A month later, I wrote about how three of the judges had publicly resigned [2], after it turned out that a dead heat had been produced in at least one category [3], and one of the judges – the Standard’s own critic Henry Hitchings – had revised his vote, an act that saw Dame Helen Mirren overtake the others in her category.

This year the Evening Standard awards chose not to publish a longlist at all, so we have no way of knowing what figured in the discussions of this year’s judges, but once again a surfeit of star names dominated both the nominations and winners lists.

Star actors, of course, deliver star performances. It may not be too surprising when they are nominated, or go on to win. And I don’t want in any way to underestimate the achievements of either Tom Hiddleston for his Donmar Coriolanus or Gillian Anderson for A Streetcar Named Desire at the Young Vic. (Both were seen in strictly limited runs to relatively small theatre audiences, but both were seen more widely in NT Live screenings). They are worthy winners.

But it is slightly baffling when a set of theatre awards hands out a prize to a pop star for her comeback concert appearances. Kate Bush received the editor’s award for her show Before the Dawn, cited as “a new high in music performance”. I didn’t see it so I can’t say if that’s true – but is the Standard now expanding its awards reach into other genres?

A Facebook friend posted, “For me, Before the Dawn was the best theatrical experience I have ever had.”

Well, now I wish I’d seen it myself. Perhaps theatre critics need to get away from the West End and head to concert venues like Hammersmith Apollo, too.
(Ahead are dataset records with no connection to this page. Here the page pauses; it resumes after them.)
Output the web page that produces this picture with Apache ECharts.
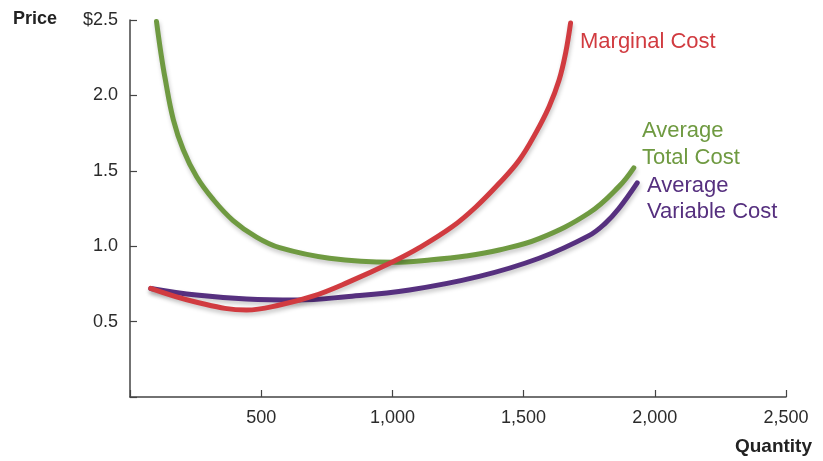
<!DOCTYPE html>
<html>
<head>
<meta charset="utf-8">
<script src="https://cdn.jsdelivr.net/npm/echarts@6/dist/echarts.min.js"></script>
<style>
  html, body { margin: 0; padding: 0; background: #fff; }
  #chart { width: 823px; height: 461px; }
</style>
</head>
<body>
<div id="chart"></div>
<script>
// Cost curves: quantity (x) vs price per unit (y)
const mcQty  = [79, 250, 444, 570, 700, 830, 1000, 1103, 1229, 1318, 1407, 1483, 1546, 1597, 1635, 1660, 1679];
const mcCost = [0.72, 0.63, 0.577, 0.61, 0.67, 0.76, 0.895, 0.99, 1.13, 1.26, 1.417, 1.57, 1.75, 1.925, 2.10, 2.28, 2.48];

const atcQty  = [101, 117, 133, 165, 203, 254, 317, 393, 482, 570, 760, 1000, 1150, 1280, 1407, 1559, 1749, 1863, 1920];
const atcCost = [2.49, 2.29, 2.12, 1.84, 1.64, 1.46, 1.31, 1.17, 1.06, 0.99, 0.92, 0.893, 0.91, 0.935, 0.975, 1.05, 1.22, 1.395, 1.52];

const avcQty  = [79, 253, 444, 634, 824, 1065, 1331, 1559, 1749, 1810, 1863, 1933];
const avcCost = [0.72, 0.676, 0.65, 0.643, 0.665, 0.71, 0.80, 0.92, 1.07, 1.15, 1.25, 1.42];

const xTicks = [500, 1000, 1500, 2000, 2500];
const yTicks = [0.5, 1.0, 1.5, 2.0, 2.5];

const pairs = (xs, ys) => xs.map((x, i) => [x, ys[i]]);

const RED = '#d13b40', GREEN = '#6f9a41', PURPLE = '#56307f';
const FONT = '"Liberation Sans", Arial, Helvetica, sans-serif';

function curve(name, data, color) {
  return {
    name, type: 'line', data, smooth: 0.4, symbol: 'none',
    lineStyle: {
      color, width: 5, cap: 'round', join: 'round',
      shadowColor: 'rgba(0,0,0,0.22)', shadowBlur: 4, shadowOffsetX: 1, shadowOffsetY: 3
    }
  };
}

const chart = echarts.init(document.getElementById('chart'));
chart.setOption({
  animation: false,
  backgroundColor: '#fff',
  grid: { left: 130, right: 37, top: 20, bottom: 64 },
  xAxis: {
    type: 'value', min: 0, max: 2500, interval: 500,
    axisLine: { lineStyle: { color: '#444', width: 1.5 } },
    axisTick: { inside: true, length: 7, lineStyle: { color: '#444', width: 1.2 } },
    splitLine: { show: false },
    axisLabel: {
      margin: 12, color: '#2b2b2b', fontSize: 18, fontFamily: FONT,
      formatter: v => xTicks.includes(v) ? v.toLocaleString('en-US') : ''
    }
  },
  yAxis: {
    type: 'value', min: 0, max: 2.5, interval: 0.5,
    axisLine: { show: true, lineStyle: { color: '#444', width: 1.5 } },
    axisTick: { show: true, inside: true, length: 7, lineStyle: { color: '#444', width: 1.2 } },
    splitLine: { show: false },
    axisLabel: {
      margin: 12, color: '#2b2b2b', fontSize: 18, fontFamily: FONT,
      formatter: v => {
        const t = yTicks.find(y => Math.abs(y - v) < 1e-6);
        if (t === undefined) return '';
        return t === 2.5 ? '$2.5' : t.toFixed(1);
      }
    }
  },
  series: [
    curve('Average Total Cost', pairs(atcQty, atcCost), GREEN),
    curve('Average Variable Cost', pairs(avcQty, avcCost), PURPLE),
    curve('Marginal Cost', pairs(mcQty, mcCost), RED)
  ],
  graphic: [
    { type: 'text', left: 13, top: 10, style: { text: 'Price', fill: '#222', font: '600 18px ' + FONT } },
    { type: 'text', right: 11, top: 437, style: { text: 'Quantity', fill: '#222', font: '600 19px ' + FONT } },
    { type: 'text', left: 580, top: 31, style: { text: 'Marginal Cost', fill: RED, font: '22px ' + FONT } },
    { type: 'text', left: 642, top: 117, style: { text: 'Average\nTotal Cost', fill: GREEN, font: '22px ' + FONT, lineHeight: 27 } },
    { type: 'text', left: 647, top: 173, style: { text: 'Average\nVariable Cost', fill: PURPLE, font: '22px ' + FONT, lineHeight: 26 } }
  ]
});
</script>
</body>
</html>
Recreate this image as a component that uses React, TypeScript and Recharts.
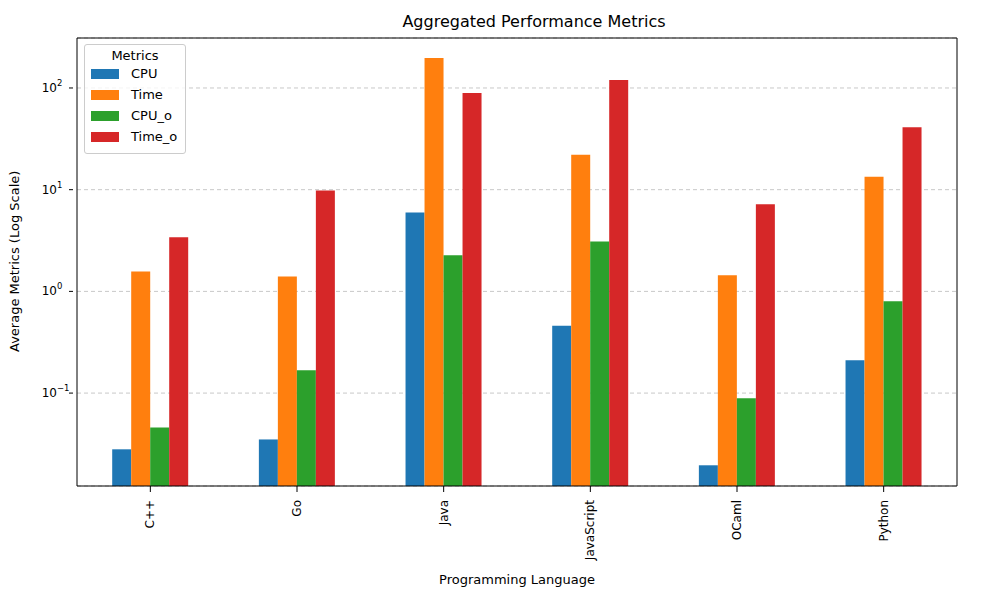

I looked up the reviews and found that one actually did: Time Out’s Andrzej Lukowski eloquently declared, “Before the Dawn is Kate Bush, being Kate Bush – and she is fucking tremendous.” [4]

But it’s also odd that having lost out in the best musical category it had been nominated for, the David Byrne and Fatboy Slim-penned Here Lies Love didn’t go home empty-handed but was awarded a Beyond Theatre special award, for “pushing the boundaries of the musical”. Ditto, having failed to secure a best director award for Skylight, Stephen Daldry’s production went home instead with a suddenly instituted best revival special award.

As someone commented on my Twitter feed, “Are they making it up as the night goes along?!!”

It’s my opinion that these awards are seriously diluting their own integrity by throwing around additional awards so freely. And the most ludicrous of all has to be the Lebedev award to Tom Stoppard as greatest living playwright. The declaration is only a matter of opinion, but it comes in a year when Stoppard hasn’t actually produced a new play (and indeed hasn’t produced one since 2006). Could they not have waited until next year, when he’ll actually have had a new play staged at the National?

But bravo, at least, to the recognition of the previously unknown Laura Jane Matthewson, whom I previously acknowledged here [5]. I’ve pointed this out before as well, but it’s interesting that the Evening Standard’s own reviewer was of a rather different opinion [6].